We therefore conclude that the cause of action based upon a constructive trust with regard to the tract in question is not barred by the statute of limitations.
If this constructive trust is ultimately established on the basis of all the evidence, it will, to a considerable extent, account for the excess rentals Arthur has received over the years. If there then remains additional excess rentals, the same facts which give rise to a constructive trust regarding the real property will, on the theory of money had and received, entitle the corporation to recovery thereof. See Tefft v. Schaefer, 148 Wash. 602, 269 Pac. 1048. We now speak only on the basis of the prima facie case which appellant has presented, and which may be overcome when respondent produces his own evidence.
What has just been said regarding the corporation’s right, on this record, to recover excess rentals, is also applicable to the asserted wrongfully-declared bonus of $10,200 which Arthur received. Since Arthur stands in a fiduciary relationship to the corporation and the minority stockholder, the burden is upon him to establish that this was a proper disposition of corporate surplus.
Herbert did not discover this bonus transaction until his own accountant examined the books shortly before this action was brought. In view of his lack of education, experience and knowledge of business affairs, he is not chargeable with earlier knowledge, though such information might have been ascertained by an examination of the books. Wallace v. Lincoln Sav. Bank, 89 Tenn. 630, 15 S. W. 448. It is not even established, on this record, that Herbert had actual access to the books in which such bonus was recorded, though as a director he was entitled to examine *802the same. These considerations lead us to believe that the statute of limitations has not run as to this bonus transaction.
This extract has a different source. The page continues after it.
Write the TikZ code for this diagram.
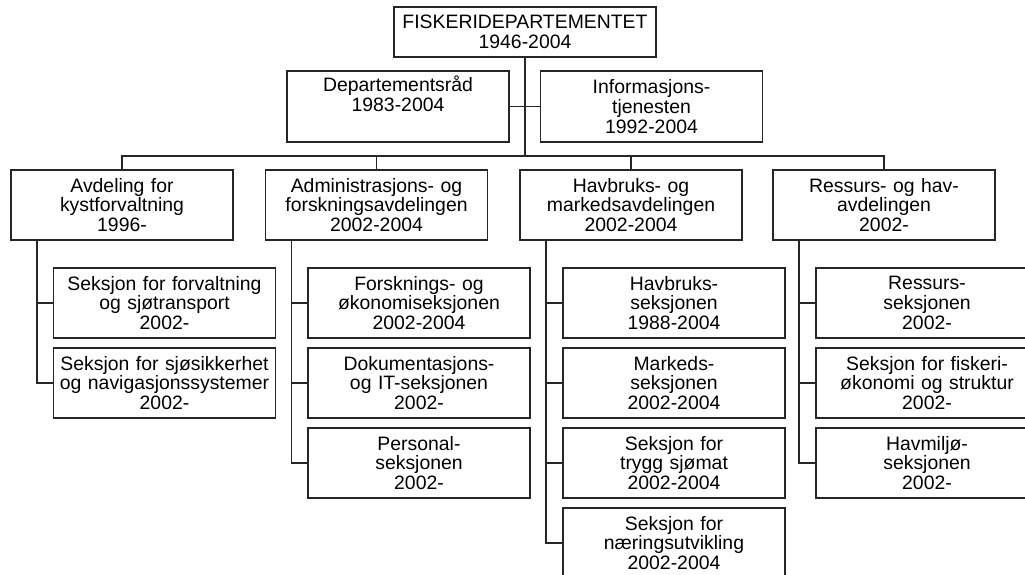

In our view, appellant has not established a prima facie case with regard to the alleged wrongful withholding of salaries. The reason given for the salary reductions of which he complains was that company business required this action. The record does not establish otherwise, nor is there any basis for concluding that appellant’s services were worth more than he was actually paid.
Whether or not appellant’s request for an accounting, appraisal and sale of corporate assets has merit, depends upon whether he ultimately prevails on any of the matters .concerning .which he has established a prima facie case. If he does, then it will be for the trial court to determine what .equitable .procedures should be followed to assure a fair and proper determination and enforcement of his rights.
The judgment is reversed and the cause is remanded, with directions to grant appellant a new trial.
Grady, C. J., Schwellenbach, Donworth, and Finley, JJ., concur.